System could possibly be inadequate and users may resist using it. The parallel system implementation would be a good method to use. In this method, both systems are running simultaneously. This is the safest of all methods. However, this is the most expensive of all methods and has no user commitment. There is no commitment because users feel that they can always go back because the old system is sitting right there. User involvement is correlated to quality of management. When implementing a system in an organization or company, changes should be communicated to the users relating to their experience.
When these changes are clearly communicated, users can compare and contrast and this can lead to a successful implementation. Users should also be involved in the decision process. Sometimes a new system can bring a hindrance of control over users’ work. In this case, a pilot implementation method would be beneficial. In this method, the new system is tested in one area. The old system eventually overlaps with the new. There is a low risk and a low cost. However, if the test group does not consist of many people, there is not much testing taking place.

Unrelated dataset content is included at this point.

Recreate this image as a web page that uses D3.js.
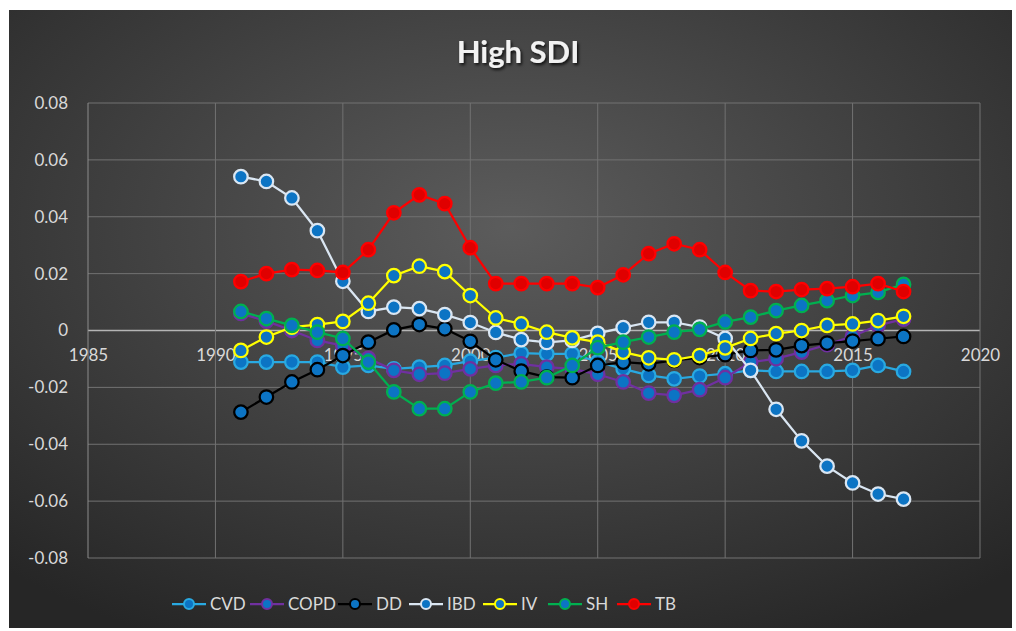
<!DOCTYPE html>
<html>
<head>
<meta charset="utf-8">
<script src="https://cdn.jsdelivr.net/npm/d3@7"></script>
<style>
  html, body { margin: 0; padding: 0; background: #fff; }
  svg { display: block; }
</style>
</head>
<body>
<div id="chart"></div>
<script>
var years = d3.range(1991, 2018);
var seriesNames = ['CVD', 'COPD', 'DD', 'IBD', 'IV', 'SH', 'TB'];
var xTicks = [1985, 1990, 1995, 2000, 2005, 2010, 2015, 2020];
var yTicks = [-0.08, -0.06, -0.04, -0.02, 0, 0.02, 0.04, 0.06, 0.08];

var CVD  = [-0.0111, -0.0111, -0.0111, -0.0111, -0.0129, -0.0123, -0.0135, -0.0129, -0.0123, -0.0108, -0.0095, -0.0080, -0.0082, -0.0082, -0.0110, -0.0135, -0.0158, -0.0170, -0.0160, -0.0152, -0.0140, -0.0144, -0.0144, -0.0144, -0.0140, -0.0123, -0.0144];
var COPD = [0.0060, 0.0033, 0.0000, -0.0035, -0.0053, -0.0098, -0.0140, -0.0154, -0.0150, -0.0135, -0.0123, -0.0117, -0.0129, -0.0135, -0.0154, -0.0181, -0.0220, -0.0228, -0.0208, -0.0166, -0.0111, -0.0099, -0.0076, -0.0050, -0.0020, 0.0018, 0.0040];
var DD   = [-0.0287, -0.0234, -0.0181, -0.0138, -0.0088, -0.0041, 0.0002, 0.0021, 0.0006, -0.0038, -0.0103, -0.0143, -0.0164, -0.0166, -0.0123, -0.0111, -0.0117, -0.0105, -0.0095, -0.0085, -0.0070, -0.0068, -0.0053, -0.0044, -0.0037, -0.0029, -0.0021];
var IBD  = [0.0541, 0.0524, 0.0466, 0.0351, 0.0173, 0.0067, 0.0082, 0.0077, 0.0056, 0.0028, -0.0007, -0.0032, -0.0042, -0.0035, -0.0010, 0.0010, 0.0029, 0.0029, 0.0012, -0.0028, -0.0140, -0.0277, -0.0388, -0.0477, -0.0536, -0.0575, -0.0593];
var IV   = [-0.0070, -0.0023, 0.0012, 0.0021, 0.0032, 0.0096, 0.0193, 0.0226, 0.0207, 0.0123, 0.0044, 0.0023, -0.0006, -0.0026, -0.0041, -0.0076, -0.0096, -0.0103, -0.0088, -0.0061, -0.0028, -0.0011, 0.0000, 0.0018, 0.0023, 0.0035, 0.0050];
var SH   = [0.0067, 0.0042, 0.0018, -0.0006, -0.0028, -0.0111, -0.0216, -0.0275, -0.0275, -0.0216, -0.0185, -0.0181, -0.0166, -0.0123, -0.0060, -0.0041, -0.0023, -0.0006, 0.0004, 0.0030, 0.0047, 0.0070, 0.0088, 0.0105, 0.0123, 0.0134, 0.0162];
var TB   = [0.0172, 0.0200, 0.0214, 0.0211, 0.0204, 0.0284, 0.0414, 0.0477, 0.0446, 0.0291, 0.0165, 0.0165, 0.0165, 0.0165, 0.0151, 0.0196, 0.0270, 0.0305, 0.0284, 0.0204, 0.0140, 0.0137, 0.0144, 0.0147, 0.0154, 0.0165, 0.0137];

var lineColors = ['#29a9e1', '#7030a0', '#000000', '#dae6f2', '#ffff00', '#00b050', '#ff0000'];
var markerFill = ['#0c74c4', '#0c74c4', '#0c74c4', '#0c74c4', '#0c74c4', '#0c74c4', '#e00000'];

var values = [CVD, COPD, DD, IBD, IV, SH, TB];
var series = seriesNames.map(function(name, i){
  return {
    name: name,
    color: lineColors[i],
    fill: markerFill[i],
    points: years.map(function(y, j){ return { year: y, value: values[i][j] }; })
  };
});

var W = 1016, H = 631;
var svg = d3.select('#chart').append('svg').attr('width', W).attr('height', H);

var defs = svg.append('defs');
var grad = defs.append('radialGradient')
  .attr('id', 'bg').attr('cx', '50%').attr('cy', '35%').attr('r', '75%');
grad.append('stop').attr('offset', '0%').attr('stop-color', '#5c5c5c');
grad.append('stop').attr('offset', '100%').attr('stop-color', '#262626');

var shadow = defs.append('filter').attr('id', 'shadow').attr('x', '-20%').attr('y', '-20%').attr('width', '140%').attr('height', '160%');
shadow.append('feDropShadow').attr('dx', 1.5).attr('dy', 2).attr('stdDeviation', 1.5).attr('flood-color', '#000').attr('flood-opacity', 0.8);

svg.append('rect').attr('x', 9).attr('y', 10).attr('width', 1003).attr('height', 618).attr('fill', 'url(#bg)');

var margin = { left: 88, right: 980, top: 103, bottom: 558 };
var x = d3.scaleLinear().domain([1985, 2020]).range([margin.left, margin.right]);
var y = d3.scaleLinear().domain([-0.08, 0.08]).range([margin.bottom, margin.top]);

var font = 'Lato, "Open Sans", sans-serif';

// grid
svg.append('g').selectAll('line.h').data(yTicks).enter().append('line')
  .attr('x1', margin.left).attr('x2', margin.right)
  .attr('y1', function(d){ return y(d); }).attr('y2', function(d){ return y(d); })
  .attr('stroke', function(d){ return d === 0 ? '#b4b4b4' : '#727272'; })
  .attr('stroke-width', function(d){ return d === 0 ? 1.5 : 1; });

svg.append('g').selectAll('line.v').data(xTicks).enter().append('line')
  .attr('y1', margin.top).attr('y2', margin.bottom)
  .attr('x1', function(d){ return x(d); }).attr('x2', function(d){ return x(d); })
  .attr('stroke', function(d){ return d === 1985 ? '#8c8c8c' : '#727272'; })
  .attr('stroke-width', 1);

// axes labels (excel style hyphen minus)
var yAxis = d3.axisLeft(y).tickValues(yTicks).tickSize(0).tickPadding(20)
  .tickFormat(function(d){ return d === 0 ? '0' : d3.format('.2f')(d).replace('\u2212', '-'); });
var gy = svg.append('g').attr('transform', 'translate(' + margin.left + ',0)').call(yAxis);
gy.select('.domain').remove();
gy.selectAll('text').attr('fill', '#d9d9d9').style('font-family', font).style('font-size', '17px');

var xAxis = d3.axisBottom(x).tickValues(xTicks).tickSize(0).tickPadding(18).tickFormat(d3.format('d'));
var gx = svg.append('g').attr('transform', 'translate(0,' + y(0) + ')').call(xAxis);
gx.select('.domain').remove();
gx.selectAll('text').attr('fill', '#d9d9d9').style('font-family', font).style('font-size', '17px');

// series
var line = d3.line().x(function(d){ return x(d.year); }).y(function(d){ return y(d.value); });

series.forEach(function(s){
  var g = svg.append('g');
  g.append('path').datum(s.points)
    .attr('d', line)
    .attr('fill', 'none')
    .attr('stroke', s.color)
    .attr('stroke-width', 2.25);
  g.selectAll('circle').data(s.points).enter().append('circle')
    .attr('cx', function(d){ return x(d.year); })
    .attr('cy', function(d){ return y(d.value); })
    .attr('r', 6.75)
    .attr('fill', s.fill)
    .attr('stroke', s.color)
    .attr('stroke-width', 2.25);
});

// title
svg.append('text')
  .attr('x', 518).attr('y', 63)
  .attr('text-anchor', 'middle')
  .attr('fill', '#f2f2f2')
  .attr('filter', 'url(#shadow)')
  .style('font-family', font).style('font-weight', 'bold').style('font-size', '31px')
  .text('High SDI');

// legend
var legendX = [172, 250, 338, 409, 483, 548, 617];
var leg = svg.append('g').selectAll('g').data(series).enter().append('g')
  .attr('transform', function(d, i){ return 'translate(' + legendX[i] + ',604)'; });
leg.append('line').attr('x1', 0).attr('x2', 34).attr('y1', 0).attr('y2', 0)
  .attr('stroke', function(d){ return d.color; }).attr('stroke-width', 2.25);
leg.append('circle').attr('cx', 17).attr('cy', 0).attr('r', 5)
  .attr('fill', function(d){ return d.fill; })
  .attr('stroke', function(d){ return d.color; }).attr('stroke-width', 2);
leg.append('text').attr('x', 38).attr('y', 6)
  .attr('fill', '#d9d9d9')
  .style('font-family', font).style('font-size', '17px')
  .text(function(d){ return d.name; });
</script>
</body>
</html>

Some parts of the organization may resist being the testing group. Training is also a vital factor in successful system implementation. A successful training plan should include everyone who will use and support the new system. There should be appropriate timing on when to schedule the training. Training should ensure that users understand the new processes, interdependencies, and workflows as well as the basic functions of the system. In this situation, a phased implementation method would be beneficial. During the phased method, the system is introduced to different parts of the organization or company.

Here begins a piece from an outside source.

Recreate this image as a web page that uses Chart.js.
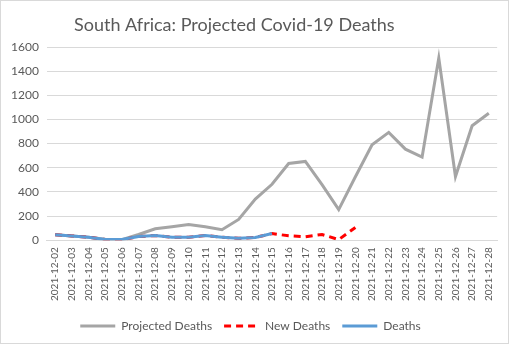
<!DOCTYPE html>
<html>
<head>
<meta charset="utf-8">
<script src="https://cdn.jsdelivr.net/npm/chart.js@4"></script>
<style>
  html, body { margin: 0; padding: 0; background: #fff; }
  #wrap { position: relative; width: 507px; height: 342px; border: 1px solid #d9d9d9; }
  canvas { display: block; }
</style>
</head>
<body>
<div id="wrap"><canvas id="c" width="507" height="342"></canvas></div>
<script>
// Dates on the category axis
const dates = [
  '2021-12-02','2021-12-03','2021-12-04','2021-12-05','2021-12-06','2021-12-07',
  '2021-12-08','2021-12-09','2021-12-10','2021-12-11','2021-12-12','2021-12-13',
  '2021-12-14','2021-12-15','2021-12-16','2021-12-17','2021-12-18','2021-12-19',
  '2021-12-20','2021-12-21','2021-12-22','2021-12-23','2021-12-24','2021-12-25',
  '2021-12-26','2021-12-27','2021-12-28'
];

// Projected deaths over the full period
const projectedDeaths = [
  45, 35, 25, 8, 5, 47, 94, 111, 130, 111, 86, 172, 340, 463,
  635, 652, 460, 253, 525, 790, 893, 754, 688, 1508, 527, 948, 1051
];

// Reported new deaths (through 12-20)
const newDeaths = [
  45, 35, 25, 5, 5, 30, 38, 25, 25, 38, 25, 15, 22, 55,
  36, 28, 47, 5, 105, null, null, null, null, null, null, null, null
];

// Recorded deaths (through 12-15)
const deaths = [
  45, 35, 25, 5, 5, 30, 38, 25, 25, 38, 25, 15, 22, 55,
  null, null, null, null, null, null, null, null, null, null, null, null, null
];

const yTicks = [0, 200, 400, 600, 800, 1000, 1200, 1400, 1600];

const titleText = 'South Africa: Projected Covid-19 Deaths';
const textColor = '#595959';
const fontFamily = 'Lato, "Open Sans", sans-serif';

// Title drawn left of centre, as in the original workbook layout
const titlePlugin = {
  id: 'leftTitle',
  afterDraw(chart) {
    const ctx = chart.ctx;
    ctx.save();
    ctx.fillStyle = textColor;
    ctx.font = '18px ' + fontFamily;
    ctx.textBaseline = 'alphabetic';
    ctx.textAlign = 'left';
    ctx.fillText(titleText, 73, 30);
    ctx.restore();
  }
};

new Chart(document.getElementById('c'), {
  type: 'line',
  data: {
    labels: dates,
    datasets: [
      {
        label: 'Projected Deaths',
        data: projectedDeaths,
        borderColor: '#a5a5a5',
        backgroundColor: '#a5a5a5',
        borderWidth: 3,
        pointRadius: 0,
        pointStyle: 'line',
        tension: 0,
        order: 3
      },
      {
        label: 'New Deaths',
        data: newDeaths,
        borderColor: '#ff0000',
        backgroundColor: '#ff0000',
        borderWidth: 3,
        borderDash: [7, 5],
        pointRadius: 0,
        pointStyle: 'line',
        tension: 0,
        order: 2
      },
      {
        label: 'Deaths',
        data: deaths,
        borderColor: '#5b9bd5',
        backgroundColor: '#5b9bd5',
        borderWidth: 3,
        pointRadius: 0,
        pointStyle: 'line',
        tension: 0,
        order: 1
      }
    ]
  },
  options: {
    responsive: false,
    animation: false,
    layout: { padding: { top: 46, right: 10, left: 2, bottom: 1 } },
    plugins: {
      title: { display: false },
      tooltip: { enabled: false },
      legend: {
        position: 'bottom',
        labels: {
          usePointStyle: true,
          pointStyleWidth: 35,
          color: textColor,
          font: { size: 12, family: fontFamily },
          padding: 12,
          boxHeight: 3,
          sort: (a, b) => a.datasetIndex - b.datasetIndex,
          generateLabels(chart) {
            const items = Chart.defaults.plugins.legend.labels.generateLabels(chart);
            items.forEach(it => {
              const ds = chart.data.datasets[it.datasetIndex];
              it.lineDash = ds.borderDash || [];
              it.lineWidth = ds.borderWidth;
              it.strokeStyle = ds.borderColor;
            });
            return items;
          }
        }
      }
    },
    scales: {
      x: {
        offset: true,
        grid: { display: false, drawTicks: false },
        border: { color: '#d9d9d9' },
        ticks: {
          color: textColor,
          font: { size: 10, family: fontFamily },
          maxRotation: 90,
          minRotation: 90,
          autoSkip: false,
          padding: 7
        }
      },
      y: {
        min: 0,
        max: 1600,
        afterBuildTicks(axis) { axis.ticks = yTicks.map(v => ({ value: v })); },
        grid: { color: '#d9d9d9', drawTicks: false },
        border: { display: false },
        ticks: {
          color: textColor,
          font: { size: 12, family: fontFamily },
          padding: 8,
          callback: v => String(v)
        }
      }
    }
  },
  plugins: [titlePlugin]
});
</script>
</body>
</html>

They may introduce the system in specific departments at certain times. This will allow the department to prepare and allow the project team to learn from experience when it comes to implementing the system in different parts of the organization. Planning is a huge part of any project, no matter the size. A project plan should be well defined. If an organization has strong leadership along with a great plan that is clearly stated and well accepted by the organization, then there will be a strong source of motivation allowing members of the rganization to work together to reach that common goal. A good project plan should have an analysis of the needs of the organization, specifications of team members’ roles, project schedule, success factors, risk analysis, training requirements, and functions and processes that will be effected. Having a clearly stated project plan will allow all members of the organization to know what to expect, how it is going to affect them, and how long it will affect them for.
There may be more than one way to implement a system. However, commitment, risks, resistance, user involvement, training, and planning are important factors to look at. Some methods may be quicker or cheaper than others; however, if the organization is committed, all the risks have been analyzed, there is little to no resistance, the user is involved with proper training, and there is a clearly defined project plan, the system implementation will most likely succeed regardless of what implementation method is used.